§ Source excerpt:
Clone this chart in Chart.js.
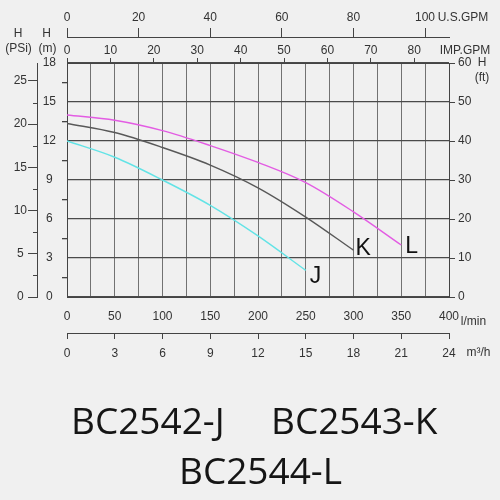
<!DOCTYPE html>
<html>
<head>
<meta charset="utf-8">
<script src="https://cdn.jsdelivr.net/npm/chart.js@4.4.0/dist/chart.umd.min.js"></script>
<style>
    html, body { margin: 0; padding: 0; background: #f0f0f0; }
    #wrap { position: relative; width: 500px; height: 500px; overflow: hidden; }
    #myChart { position: absolute; left: 0; top: 0; }
    .lbl { position: absolute; font-family: 'Liberation Sans', sans-serif; font-size: 12px; color: #333; transform: translate(-50%, -50%); white-space: nowrap; }
    .ttl { position: absolute; font-family: 'Open Sans', sans-serif; font-size: 37px; line-height: 37px; color: #151515; white-space: nowrap; }
</style>
</head>
<body>
<div id="wrap">
    <canvas id="myChart" width="500" height="500"></canvas>
    <div class="lbl" style="left:18px;top:33px">H</div>
    <div class="lbl" style="left:18.5px;top:48px">(PSi)</div>
    <div class="lbl" style="left:46.5px;top:33px">H</div>
    <div class="lbl" style="left:47.5px;top:48px">(m)</div>
    <div class="lbl" style="left:463px;top:17px">U.S.GPM</div>
    <div class="lbl" style="left:465px;top:50px">IMP.GPM</div>
    <div class="lbl" style="left:482px;top:62px">H</div>
    <div class="lbl" style="left:482px;top:77px">(ft)</div>
    <div class="lbl" style="left:473.5px;top:321px">l/min</div>
    <div class="lbl" style="left:478.5px;top:352px">m³/h</div>
    <div class="ttl" style="left:71px;top:401px">BC2542-J</div>
    <div class="ttl" style="left:271px;top:401px">BC2543-K</div>
    <div class="ttl" style="left:179px;top:451px">BC2544-L</div>
</div>
<script>
// расход, л/мин
let flowJ = [0, 50, 100, 150, 200, 250];
let flowK = [0, 50, 100, 150, 200, 250, 300];
let flowL = [0, 50, 100, 150, 200, 250, 300, 350];

// напор, м
let headJ = [12.0, 10.75, 9.0, 7.05, 4.7, 2.05];
let headK = [13.35, 12.65, 11.5, 10.15, 8.4, 6.15, 3.6];
let headL = [14.0, 13.6, 12.8, 11.65, 10.35, 8.8, 6.55, 4.0];

let curveNames = ['J', 'K', 'L'];
let curveColors = ['#62e3e6', '#585858', '#e35ce3'];

let axisFont = { family: "'Liberation Sans', sans-serif", size: 12 };
let textColor = '#333';
let lineColor = '#444';

function toPoints(xs, ys) {
    return xs.map(function(x, i) { return { x: x, y: ys[i] }; });
}

function fixSize(size) {
    return function(scale) {
        if (scale.isHorizontal()) scale.height = size; else scale.width = size;
        scale.paddingLeft = 0; scale.paddingRight = 0;
        scale.paddingTop = 0; scale.paddingBottom = 0;
    };
}

// короткие риски на шкале PSi
const minorTicks = {
    id: 'minorTicks',
    afterDraw(chart) {
        let ctx = chart.ctx;
        let psi = chart.scales.psi;
        ctx.save();
        ctx.strokeStyle = lineColor;
        ctx.lineWidth = 1;
        for (let v = 2.5; v < psi.max; v += 5) {
            let y = Math.round(psi.getPixelForValue(v)) + 0.5;
            ctx.beginPath();
            ctx.moveTo(psi.right - 4, y);
            ctx.lineTo(psi.right, y);
            ctx.stroke();
        }
        ctx.restore();
    }
};

// буквы у концов кривых
const curveLabels = {
    id: 'curveLabels',
    afterDatasetsDraw(chart) {
        let ctx = chart.ctx;
        let offsets = [[4, 13], [2, 5], [4, 8]];
        ctx.save();
        ctx.fillStyle = '#111';
        ctx.font = "23px 'Liberation Sans', sans-serif";
        ctx.textBaseline = 'alphabetic';
        chart.data.datasets.forEach(function(ds, i) {
            let meta = chart.getDatasetMeta(i);
            let last = meta.data[meta.data.length - 1];
            ctx.fillText(curveNames[i], last.x + offsets[i][0], last.y + offsets[i][1]);
        });
        ctx.restore();
    }
};

let ctx = document.getElementById('myChart').getContext('2d');
new Chart(ctx, {
    type: 'line',
    data: {
        datasets: [
            { label: 'J', data: toPoints(flowJ, headJ), borderColor: curveColors[0] },
            { label: 'K', data: toPoints(flowK, headK), borderColor: curveColors[1] },
            { label: 'L', data: toPoints(flowL, headL), borderColor: curveColors[2] }
        ]
    },
    options: {
        responsive: false,
        animation: false,
        layout: { padding: { left: 0, top: 0, right: 0, bottom: 135 } },
        elements: {
            point: { radius: 0 },
            line: { borderWidth: 1.4, cubicInterpolationMode: 'monotone' }
        },
        plugins: { legend: { display: false }, tooltip: { enabled: false } },
        scales: {
            x: {
                type: 'linear', position: 'bottom', weight: 0, min: 0, max: 400,
                afterFit: fixSize(36),
                border: { display: true, color: lineColor, width: 1 },
                grid: { color: '#727272', lineWidth: 1, drawTicks: false },
                ticks: {
                    stepSize: 25, padding: 12, autoSkip: false, font: axisFont, color: textColor, maxRotation: 0,
                    callback: function(v) { return v % 50 === 0 ? v : ''; }
                }
            },
            m3h: {
                type: 'linear', axis: 'x', position: 'bottom', weight: 1, min: 0, max: 24,
                afterFit: fixSize(32),
                border: { display: true, color: lineColor, width: 1 },
                grid: { drawOnChartArea: false, tickLength: 6, tickColor: lineColor },
                ticks: { stepSize: 3, padding: 7, autoSkip: false, font: axisFont, color: textColor, maxRotation: 0 }
            },
            impgpm: {
                type: 'linear', axis: 'x', position: 'top', weight: 0, min: 0, max: 88,
                afterFit: fixSize(26),
                border: { display: true, color: lineColor, width: 1 },
                grid: { drawOnChartArea: false, tickLength: 5, tickColor: lineColor },
                ticks: { stepSize: 10, padding: 0, autoSkip: false, includeBounds: false, font: axisFont, color: textColor, maxRotation: 0 }
            },
            usgpm: {
                type: 'linear', axis: 'x', position: 'top', weight: 1, min: 0, max: 106.7,
                afterFit: fixSize(37),
                border: { display: true, color: lineColor, width: 1 },
                grid: { drawOnChartArea: false, tickLength: 9, tickColor: lineColor },
                ticks: { stepSize: 20, padding: 3, autoSkip: false, includeBounds: false, font: axisFont, color: textColor, maxRotation: 0 }
            },
            y: {
                type: 'linear', position: 'left', weight: 0, min: 0, max: 18,
                afterFit: fixSize(30),
                border: { display: true, color: lineColor, width: 1 },
                grid: {
                    tickLength: 5,
                    lineWidth: 1.3,
                    color: function(c) { return c.tick && c.tick.value % 3 === 0 ? '#4a4a4a' : 'transparent'; },
                    tickColor: function(c) { return c.tick && c.tick.value % 3 === 0 ? 'transparent' : lineColor; }
                },
                ticks: {
                    stepSize: 1.5, padding: 6, autoSkip: false, crossAlign: 'center', font: axisFont, color: textColor,
                    callback: function(v) { return v % 3 === 0 ? v : ''; }
                }
            },
            psi: {
                type: 'linear', position: 'left', weight: 1, min: 0, max: 27.08,
                afterFit: fixSize(37),
                border: { display: true, color: lineColor, width: 1 },
                grid: { drawOnChartArea: false, tickLength: 9, tickColor: lineColor },
                ticks: { stepSize: 5, padding: 1, autoSkip: false, includeBounds: false, crossAlign: 'center', font: axisFont, color: textColor }
            },
            ft: {
                type: 'linear', position: 'right', min: 0, max: 60,
                afterFit: fixSize(51),
                border: { display: true, color: lineColor, width: 1 },
                grid: { drawOnChartArea: false, tickLength: 6, tickColor: lineColor },
                ticks: { stepSize: 10, padding: 3, autoSkip: false, font: axisFont, color: textColor }
            }
        }
    },
    plugins: [minorTicks, curveLabels]
});
</script>
</body>
</html>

§ Task to complete: Write out the listing above again, exactly, but with no pictures in the copy.

§ Problem solution:
Clone this chart in Chart.js.
<!DOCTYPE html>
<html>
<head>
<meta charset="utf-8">
<script src="https://cdn.jsdelivr.net/npm/chart.js@4.4.0/dist/chart.umd.min.js"></script>
<style>
    html, body { margin: 0; padding: 0; background: #f0f0f0; }
    #wrap { position: relative; width: 500px; height: 500px; overflow: hidden; }
    #myChart { position: absolute; left: 0; top: 0; }
    .lbl { position: absolute; font-family: 'Liberation Sans', sans-serif; font-size: 12px; color: #333; transform: translate(-50%, -50%); white-space: nowrap; }
    .ttl { position: absolute; font-family: 'Open Sans', sans-serif; font-size: 37px; line-height: 37px; color: #151515; white-space: nowrap; }
</style>
</head>
<body>
<div id="wrap">
    <canvas id="myChart" width="500" height="500"></canvas>
    <div class="lbl" style="left:18px;top:33px">H</div>
    <div class="lbl" style="left:18.5px;top:48px">(PSi)</div>
    <div class="lbl" style="left:46.5px;top:33px">H</div>
    <div class="lbl" style="left:47.5px;top:48px">(m)</div>
    <div class="lbl" style="left:463px;top:17px">U.S.GPM</div>
    <div class="lbl" style="left:465px;top:50px">IMP.GPM</div>
    <div class="lbl" style="left:482px;top:62px">H</div>
    <div class="lbl" style="left:482px;top:77px">(ft)</div>
    <div class="lbl" style="left:473.5px;top:321px">l/min</div>
    <div class="lbl" style="left:478.5px;top:352px">m³/h</div>
    <div class="ttl" style="left:71px;top:401px">BC2542-J</div>
    <div class="ttl" style="left:271px;top:401px">BC2543-K</div>
    <div class="ttl" style="left:179px;top:451px">BC2544-L</div>
</div>
<script>
// расход, л/мин
let flowJ = [0, 50, 100, 150, 200, 250];
let flowK = [0, 50, 100, 150, 200, 250, 300];
let flowL = [0, 50, 100, 150, 200, 250, 300, 350];

// напор, м
let headJ = [12.0, 10.75, 9.0, 7.05, 4.7, 2.05];
let headK = [13.35, 12.65, 11.5, 10.15, 8.4, 6.15, 3.6];
let headL = [14.0, 13.6, 12.8, 11.65, 10.35, 8.8, 6.55, 4.0];

let curveNames = ['J', 'K', 'L'];
let curveColors = ['#62e3e6', '#585858', '#e35ce3'];

let axisFont = { family: "'Liberation Sans', sans-serif", size: 12 };
let textColor = '#333';
let lineColor = '#444';

function toPoints(xs, ys) {
    return xs.map(function(x, i) { return { x: x, y: ys[i] }; });
}

function fixSize(size) {
    return function(scale) {
        if (scale.isHorizontal()) scale.height = size; else scale.width = size;
        scale.paddingLeft = 0; scale.paddingRight = 0;
        scale.paddingTop = 0; scale.paddingBottom = 0;
    };
}

// короткие риски на шкале PSi
const minorTicks = {
    id: 'minorTicks',
    afterDraw(chart) {
        let ctx = chart.ctx;
        let psi = chart.scales.psi;
        ctx.save();
        ctx.strokeStyle = lineColor;
        ctx.lineWidth = 1;
        for (let v = 2.5; v < psi.max; v += 5) {
            let y = Math.round(psi.getPixelForValue(v)) + 0.5;
            ctx.beginPath();
            ctx.moveTo(psi.right - 4, y);
            ctx.lineTo(psi.right, y);
            ctx.stroke();
        }
        ctx.restore();
    }
};

// буквы у концов кривых
const curveLabels = {
    id: 'curveLabels',
    afterDatasetsDraw(chart) {
        let ctx = chart.ctx;
        let offsets = [[4, 13], [2, 5], [4, 8]];
        ctx.save();
        ctx.fillStyle = '#111';
        ctx.font = "23px 'Liberation Sans', sans-serif";
        ctx.textBaseline = 'alphabetic';
        chart.data.datasets.forEach(function(ds, i) {
            let meta = chart.getDatasetMeta(i);
            let last = meta.data[meta.data.length - 1];
            ctx.fillText(curveNames[i], last.x + offsets[i][0], last.y + offsets[i][1]);
        });
        ctx.restore();
    }
};

let ctx = document.getElementById('myChart').getContext('2d');
new Chart(ctx, {
    type: 'line',
    data: {
        datasets: [
            { label: 'J', data: toPoints(flowJ, headJ), borderColor: curveColors[0] },
            { label: 'K', data: toPoints(flowK, headK), borderColor: curveColors[1] },
            { label: 'L', data: toPoints(flowL, headL), borderColor: curveColors[2] }
        ]
    },
    options: {
        responsive: false,
        animation: false,
        layout: { padding: { left: 0, top: 0, right: 0, bottom: 135 } },
        elements: {
            point: { radius: 0 },
            line: { borderWidth: 1.4, cubicInterpolationMode: 'monotone' }
        },
        plugins: { legend: { display: false }, tooltip: { enabled: false } },
        scales: {
            x: {
                type: 'linear', position: 'bottom', weight: 0, min: 0, max: 400,
                afterFit: fixSize(36),
                border: { display: true, color: lineColor, width: 1 },
                grid: { color: '#727272', lineWidth: 1, drawTicks: false },
                ticks: {
                    stepSize: 25, padding: 12, autoSkip: false, font: axisFont, color: textColor, maxRotation: 0,
                    callback: function(v) { return v % 50 === 0 ? v : ''; }
                }
            },
            m3h: {
                type: 'linear', axis: 'x', position: 'bottom', weight: 1, min: 0, max: 24,
                afterFit: fixSize(32),
                border: { display: true, color: lineColor, width: 1 },
                grid: { drawOnChartArea: false, tickLength: 6, tickColor: lineColor },
                ticks: { stepSize: 3, padding: 7, autoSkip: false, font: axisFont, color: textColor, maxRotation: 0 }
            },
            impgpm: {
                type: 'linear', axis: 'x', position: 'top', weight: 0, min: 0, max: 88,
                afterFit: fixSize(26),
                border: { display: true, color: lineColor, width: 1 },
                grid: { drawOnChartArea: false, tickLength: 5, tickColor: lineColor },
                ticks: { stepSize: 10, padding: 0, autoSkip: false, includeBounds: false, font: axisFont, color: textColor, maxRotation: 0 }
            },
            usgpm: {
                type: 'linear', axis: 'x', position: 'top', weight: 1, min: 0, max: 106.7,
                afterFit: fixSize(37),
                border: { display: true, color: lineColor, width: 1 },
                grid: { drawOnChartArea: false, tickLength: 9, tickColor: lineColor },
                ticks: { stepSize: 20, padding: 3, autoSkip: false, includeBounds: false, font: axisFont, color: textColor, maxRotation: 0 }
            },
            y: {
                type: 'linear', position: 'left', weight: 0, min: 0, max: 18,
                afterFit: fixSize(30),
                border: { display: true, color: lineColor, width: 1 },
                grid: {
                    tickLength: 5,
                    lineWidth: 1.3,
                    color: function(c) { return c.tick && c.tick.value % 3 === 0 ? '#4a4a4a' : 'transparent'; },
                    tickColor: function(c) { return c.tick && c.tick.value % 3 === 0 ? 'transparent' : lineColor; }
                },
                ticks: {
                    stepSize: 1.5, padding: 6, autoSkip: false, crossAlign: 'center', font: axisFont, color: textColor,
                    callback: function(v) { return v % 3 === 0 ? v : ''; }
                }
            },
            psi: {
                type: 'linear', position: 'left', weight: 1, min: 0, max: 27.08,
                afterFit: fixSize(37),
                border: { display: true, color: lineColor, width: 1 },
                grid: { drawOnChartArea: false, tickLength: 9, tickColor: lineColor },
                ticks: { stepSize: 5, padding: 1, autoSkip: false, includeBounds: false, crossAlign: 'center', font: axisFont, color: textColor }
            },
            ft: {
                type: 'linear', position: 'right', min: 0, max: 60,
                afterFit: fixSize(51),
                border: { display: true, color: lineColor, width: 1 },
                grid: { drawOnChartArea: false, tickLength: 6, tickColor: lineColor },
                ticks: { stepSize: 10, padding: 3, autoSkip: false, font: axisFont, color: textColor }
            }
        }
    },
    plugins: [minorTicks, curveLabels]
});
</script>
</body>
</html>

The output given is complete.